→ **Problem description**
Transcribe every line exactly and omit anything that is a picture.

-------

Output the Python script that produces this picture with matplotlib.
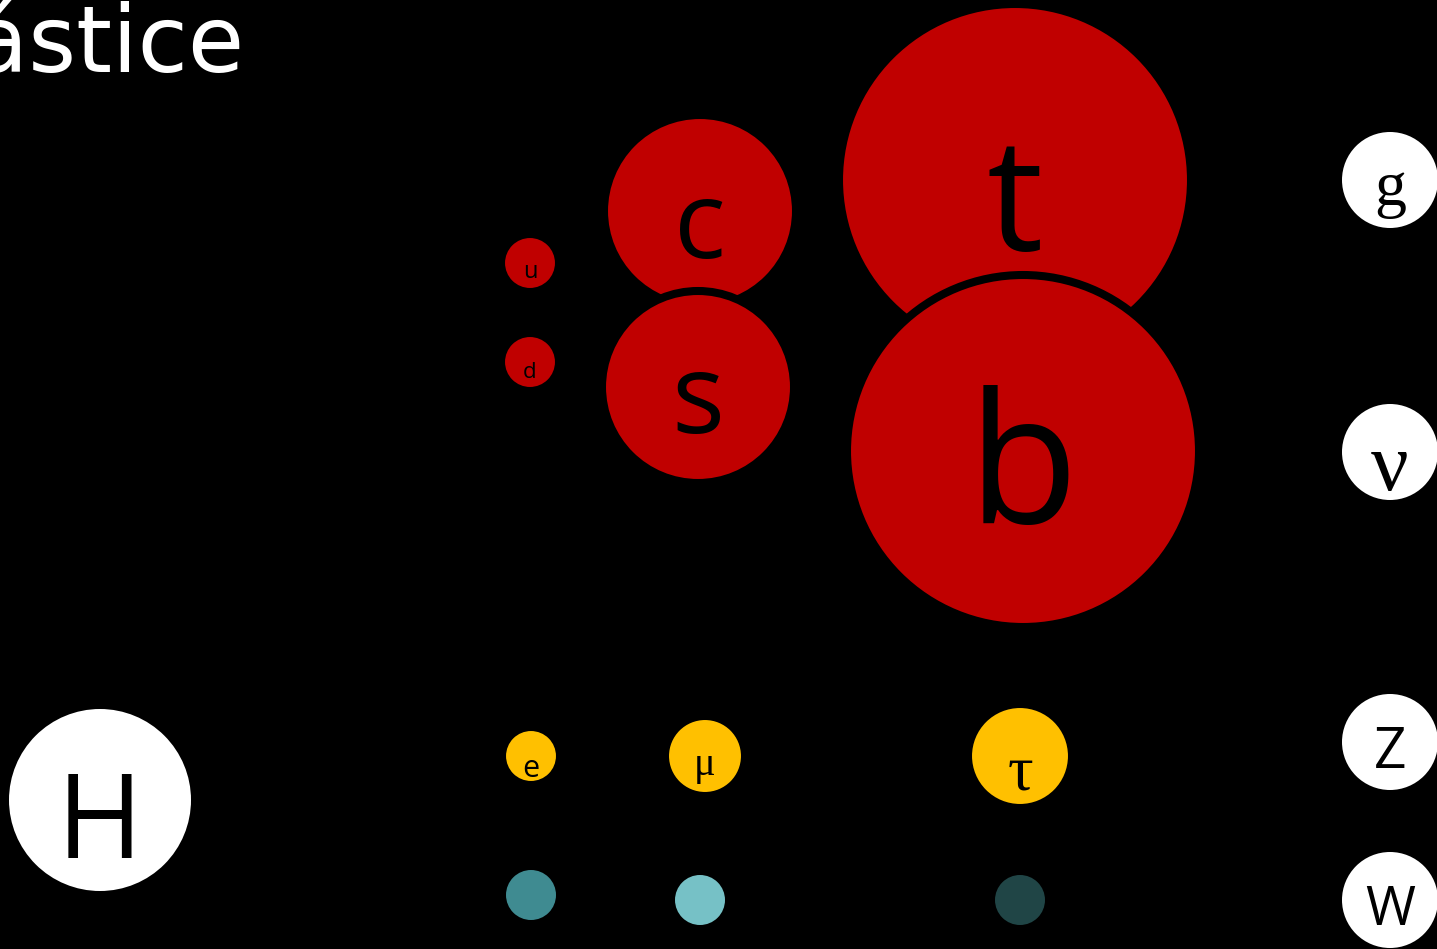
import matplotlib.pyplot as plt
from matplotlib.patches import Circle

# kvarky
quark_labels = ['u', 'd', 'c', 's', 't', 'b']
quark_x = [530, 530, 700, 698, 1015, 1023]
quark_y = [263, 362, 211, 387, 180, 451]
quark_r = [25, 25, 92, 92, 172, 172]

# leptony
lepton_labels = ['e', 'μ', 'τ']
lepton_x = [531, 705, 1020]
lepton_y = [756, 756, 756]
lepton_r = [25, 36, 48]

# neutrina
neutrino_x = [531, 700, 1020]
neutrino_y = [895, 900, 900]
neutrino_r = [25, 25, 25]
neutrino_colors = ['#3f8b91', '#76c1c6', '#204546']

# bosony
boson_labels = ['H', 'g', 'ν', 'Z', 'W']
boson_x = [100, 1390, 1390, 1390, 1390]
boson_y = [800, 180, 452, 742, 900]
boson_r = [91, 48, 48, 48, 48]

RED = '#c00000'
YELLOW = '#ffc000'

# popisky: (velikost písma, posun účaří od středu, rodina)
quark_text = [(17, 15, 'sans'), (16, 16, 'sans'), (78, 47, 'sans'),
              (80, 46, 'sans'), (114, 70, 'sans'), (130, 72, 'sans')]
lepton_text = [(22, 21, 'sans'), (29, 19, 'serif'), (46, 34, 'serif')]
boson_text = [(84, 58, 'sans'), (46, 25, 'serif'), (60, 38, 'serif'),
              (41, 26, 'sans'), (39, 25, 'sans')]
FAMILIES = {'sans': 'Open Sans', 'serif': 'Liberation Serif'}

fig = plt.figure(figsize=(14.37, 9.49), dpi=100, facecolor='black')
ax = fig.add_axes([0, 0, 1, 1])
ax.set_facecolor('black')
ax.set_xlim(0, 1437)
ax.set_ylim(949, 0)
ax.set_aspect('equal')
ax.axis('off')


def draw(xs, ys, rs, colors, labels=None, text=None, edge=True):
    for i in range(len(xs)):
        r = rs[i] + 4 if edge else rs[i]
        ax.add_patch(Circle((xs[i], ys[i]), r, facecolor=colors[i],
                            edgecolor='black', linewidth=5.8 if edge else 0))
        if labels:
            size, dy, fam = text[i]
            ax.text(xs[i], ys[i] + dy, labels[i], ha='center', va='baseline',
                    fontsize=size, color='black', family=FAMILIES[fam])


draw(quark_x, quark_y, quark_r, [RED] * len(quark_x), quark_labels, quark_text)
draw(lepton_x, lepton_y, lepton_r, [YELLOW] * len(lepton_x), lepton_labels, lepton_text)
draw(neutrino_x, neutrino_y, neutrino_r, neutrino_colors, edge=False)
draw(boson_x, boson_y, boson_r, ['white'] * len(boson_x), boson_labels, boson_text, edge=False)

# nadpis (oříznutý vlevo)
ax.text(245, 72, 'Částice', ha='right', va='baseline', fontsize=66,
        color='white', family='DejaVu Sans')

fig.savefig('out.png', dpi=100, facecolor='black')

-------

→ **Exercise result**
Output the Python script that produces this picture with matplotlib.
import matplotlib.pyplot as plt
from matplotlib.patches import Circle

# kvarky
quark_labels = ['u', 'd', 'c', 's', 't', 'b']
quark_x = [530, 530, 700, 698, 1015, 1023]
quark_y = [263, 362, 211, 387, 180, 451]
quark_r = [25, 25, 92, 92, 172, 172]

# leptony
lepton_labels = ['e', 'μ', 'τ']
lepton_x = [531, 705, 1020]
lepton_y = [756, 756, 756]
lepton_r = [25, 36, 48]

# neutrina
neutrino_x = [531, 700, 1020]
neutrino_y = [895, 900, 900]
neutrino_r = [25, 25, 25]
neutrino_colors = ['#3f8b91', '#76c1c6', '#204546']

# bosony
boson_labels = ['H', 'g', 'ν', 'Z', 'W']
boson_x = [100, 1390, 1390, 1390, 1390]
boson_y = [800, 180, 452, 742, 900]
boson_r = [91, 48, 48, 48, 48]

RED = '#c00000'
YELLOW = '#ffc000'

# popisky: (velikost písma, posun účaří od středu, rodina)
quark_text = [(17, 15, 'sans'), (16, 16, 'sans'), (78, 47, 'sans'),
              (80, 46, 'sans'), (114, 70, 'sans'), (130, 72, 'sans')]
lepton_text = [(22, 21, 'sans'), (29, 19, 'serif'), (46, 34, 'serif')]
boson_text = [(84, 58, 'sans'), (46, 25, 'serif'), (60, 38, 'serif'),
              (41, 26, 'sans'), (39, 25, 'sans')]
FAMILIES = {'sans': 'Open Sans', 'serif': 'Liberation Serif'}

fig = plt.figure(figsize=(14.37, 9.49), dpi=100, facecolor='black')
ax = fig.add_axes([0, 0, 1, 1])
ax.set_facecolor('black')
ax.set_xlim(0, 1437)
ax.set_ylim(949, 0)
ax.set_aspect('equal')
ax.axis('off')


def draw(xs, ys, rs, colors, labels=None, text=None, edge=True):
    for i in range(len(xs)):
        r = rs[i] + 4 if edge else rs[i]
        ax.add_patch(Circle((xs[i], ys[i]), r, facecolor=colors[i],
                            edgecolor='black', linewidth=5.8 if edge else 0))
        if labels:
            size, dy, fam = text[i]
            ax.text(xs[i], ys[i] + dy, labels[i], ha='center', va='baseline',
                    fontsize=size, color='black', family=FAMILIES[fam])


draw(quark_x, quark_y, quark_r, [RED] * len(quark_x), quark_labels, quark_text)
draw(lepton_x, lepton_y, lepton_r, [YELLOW] * len(lepton_x), lepton_labels, lepton_text)
draw(neutrino_x, neutrino_y, neutrino_r, neutrino_colors, edge=False)
draw(boson_x, boson_y, boson_r, ['white'] * len(boson_x), boson_labels, boson_text, edge=False)

# nadpis (oříznutý vlevo)
ax.text(245, 72, 'Částice', ha='right', va='baseline', fontsize=66,
        color='white', family='DejaVu Sans')

fig.savefig('out.png', dpi=100, facecolor='black')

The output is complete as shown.